As he finishes speaking, three military trucks full of soldiers in full riot gear roll by the crowded Uighur roadside café we are sitting at. The soldiers were holding up massive shields and pointing their weapons outwards at an invisible enemy while loudspeakers on top of a truck boomed out a message that translates roughly as: "Don't do anything illegal, to hurt the national unity of the country. There are foreign elements among you, trying to make trouble, report them. National unity must be protected."

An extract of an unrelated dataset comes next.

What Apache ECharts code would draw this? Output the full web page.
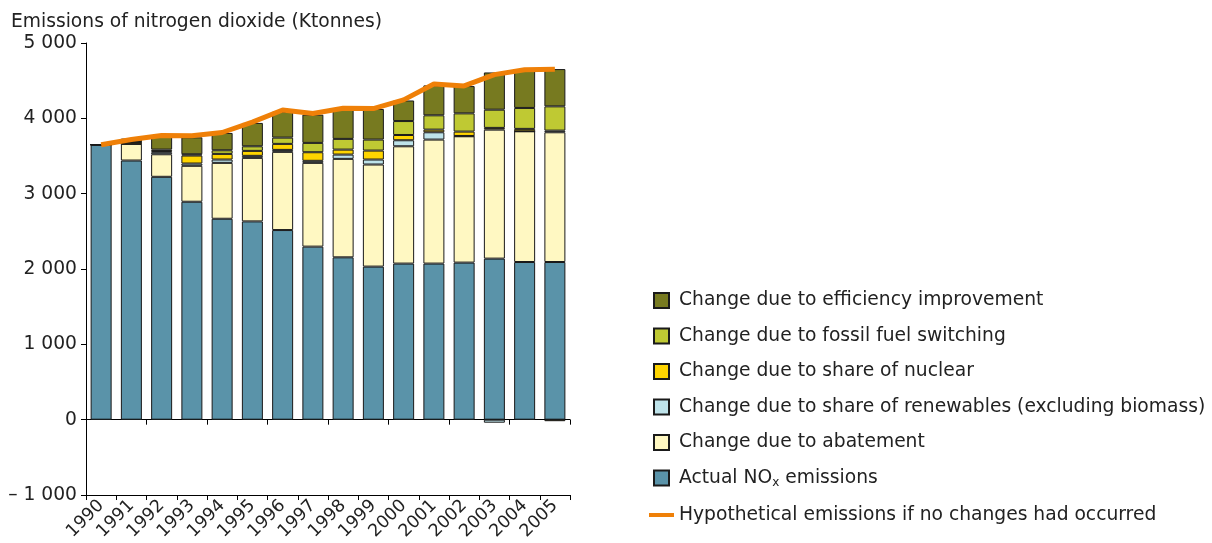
<!DOCTYPE html>
<html>
<head>
<meta charset="utf-8">
<title>NOx emissions decomposition</title>
<script src="https://cdn.jsdelivr.net/npm/echarts@6/dist/echarts.min.js"></script>
<style>
  html, body { margin: 0; padding: 0; background: #fff; }
  #chart { width: 1212px; height: 543px; }
</style>
</head>
<body>
<div id="chart"></div>
<script>
// categories
const years = ['1990', '1991', '1992', '1993', '1994', '1995', '1996', '1997',
  '1998', '1999', '2000', '2001', '2002', '2003', '2004', '2005'];

// stacked components (Ktonnes)
const actualNox = [3650, 3440, 3224, 2893, 2667, 2632, 2517, 2297, 2155, 2032, 2072, 2072, 2085, 2138, 2093, 2093];
const abatement = [0, 221, 299, 477, 742, 843, 1038, 1112, 1307, 1355, 1557, 1646, 1677, 1712, 1735, 1722];
const renewables = [0, 0, 27, 30, 44, 27, 26, 27, 57, 66, 80, 97, 4, -40, 0, 22];
const nuclear = [0, 26, 15, 106, 75, 66, 80, 114, 66, 119, 70, 35, 58, 23, 32, -20];
const fuelSwitching = [0, 0, 20, 17, 48, 61, 83, 124, 142, 146, 185, 190, 242, 242, 278, 322];
const efficiency = [0, 44, 168, 225, 230, 310, 345, 375, 397, 406, 273, 397, 362, 494, 507, 495];

// hypothetical emissions line
const hypothetical = [3650, 3718, 3772, 3770, 3812, 3950, 4110, 4065, 4135, 4130, 4245, 4455, 4430, 4580, 4645, 4652];

const FONT = '"DejaVu Sans", Verdana, sans-serif';
const FS = 18.7;
const square = 'path://M0,0h15v15h-15z';
const dash = 'path://M0,0h25v4h-25z';

const chart = echarts.init(document.getElementById('chart'));

const fmt = (v) => {
  const s = Math.abs(v).toString().replace(/\B(?=(\d{3})+(?!\d))/g, ' ');
  return v < 0 ? '– ' + s : s;
};

const barSeries = (name, data, color) => ({
  name: name,
  type: 'bar',
  stack: 'total',
  data: data,
  barWidth: 21,
  itemStyle: {
    color: color,
    borderColor: '#1a1a1a',
    borderWidth: 1
  }
});

chart.setOption({
  animation: false,
  title: {
    text: 'Emissions of nitrogen dioxide (Ktonnes)',
    left: 6,
    top: 8,
    textStyle: { fontFamily: FONT, fontSize: FS, fontWeight: 'normal', color: '#222' }
  },
  legend: {
    orient: 'vertical',
    left: 644,
    top: 286,
    itemWidth: 25,
    itemHeight: 15,
    itemGap: 16.5,
    textStyle: {
      fontFamily: FONT,
      fontSize: FS,
      color: '#222',
      rich: {
        sub: { fontFamily: FONT, fontSize: 12, color: '#222', padding: [10, 0, 0, 0] }
      }
    },
    formatter: (name) => name === 'Actual NOx emissions' ? 'Actual NO{sub|x} emissions' : name,
    data: [
      { name: 'Change due to efficiency improvement', icon: square },
      { name: 'Change due to fossil fuel switching', icon: square },
      { name: 'Change due to share of nuclear', icon: square },
      { name: 'Change due to share of renewables (excluding biomass)', icon: square },
      { name: 'Change due to abatement', icon: square },
      { name: 'Actual NOx emissions', icon: square },
      { name: 'Hypothetical emissions if no changes had occurred', icon: dash }
    ]
  },
  grid: { left: 86, right: 642, top: 43, bottom: 46 },
  xAxis: [
    {
      type: 'category',
      data: years,
      position: 'bottom',
      axisLine: { onZero: false, lineStyle: { color: '#000', width: 1 } },
      axisTick: { show: true, length: 5, lineStyle: { color: '#000' } },
      axisLabel: { rotate: 45, fontFamily: FONT, fontSize: 17.5, color: '#222', margin: 8, interval: 0 }
    },
    {
      type: 'category',
      data: years,
      position: 'bottom',
      axisLine: { onZero: true, lineStyle: { color: '#000', width: 1 } },
      axisTick: { show: true, length: 5, lineStyle: { color: '#000' } },
      axisLabel: { show: false }
    }
  ],
  yAxis: {
    type: 'value',
    min: -1000,
    max: 5000,
    interval: 1000,
    axisLine: { show: true, lineStyle: { color: '#000' } },
    axisTick: { show: true, length: 5, lineStyle: { color: '#000' } },
    splitLine: { show: false },
    axisLabel: { fontFamily: FONT, fontSize: FS, color: '#222', margin: 9, formatter: fmt }
  },
  series: [
    barSeries('Actual NOx emissions', actualNox, '#5a93a9'),
    barSeries('Change due to abatement', abatement, '#fff8c2'),
    barSeries('Change due to share of renewables (excluding biomass)', renewables, '#bee3ea'),
    barSeries('Change due to share of nuclear', nuclear, '#ffd500'),
    barSeries('Change due to fossil fuel switching', fuelSwitching, '#bfc933'),
    barSeries('Change due to efficiency improvement', efficiency, '#777a20'),
    {
      name: 'Hypothetical emissions if no changes had occurred',
      type: 'line',
      data: hypothetical,
      symbol: 'none',
      z: 5,
      lineStyle: { color: '#ef8008', width: 5 },
      itemStyle: { color: '#ef8008' }
    }
  ]
});
</script>
</body>
</html>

About 50,000 soldiers, police and a heavily armed militia called People's Armed Police have flooded cities and towns across Xinjiang in the aftermath of the riots, positioning themselves at entrances to markets, national monuments, and roads that feed into major industrial towns and cities. They stand with their guns pointed outward at the passing crowd.
Driving along the remnants of the ancient silk route from Kashgar to Yarkand to Hotan, as the road winds between majestic mountain passes that dissolve into the sand dunes of the vast Taklamakan dessert, it is easy to forget the region's recent upheaval. But the several road blacks and checkpoints that control the flow of traders and travelers in the region will not allow you to forget.
A thousand kilometers away from the slow-paced frontier towns, Andrew, a foreigner who lives in Urumqi, was shocked to see a photo exhibit detailing the reasons for the riots (The text is in Chinese and it lays the blame on Rebiya Kadeer, a Uighur leader in exile).
"They want everyone to believe that the riot is not a result of an internal history of resentment festering over years, the government says it is caused by outside elements, by what they call 'splitists.' This exhibition will only create more hatred. The real issue is the government has brought masses of Han Chinese from Eastern China to resettle in Xinjiang, given them government jobs and economic incentives and created divisions."
Andrew is watching a Chinese man on the next table, who looks over casually from time to time. He shifts uncomfortably in his seat, but continues: "I had to tell journalist no shots were fired in the riots, but there was shooting all night. Two were shot under my balcony. The people rioting had only knives and sticks, but there was shooting all night, the government used a lot of force," said Andrew.
A merchant selling used books explains: "There are strict checks on Uighurs. Signs outside mosques say government employees, children, and women and working people are all banned from entering or praying. And the government fines those who break the ban heavily. The government allows Uighurs to have two children, but if Allah wills you have five children, then the other three don't get passports or the right to go to school, unless you pay expensive tax." In a warren of passages typical of Uighur neighborhoods, on mud wall that opens into a courtyard, someone has scrawled the word "dignity" in a cursive script that could well be Arabic, Persian or Urdu. What Chinese authorities may not understand is that what Uighurs want is a return to a life with dignity rather than the touted "return to normalcy."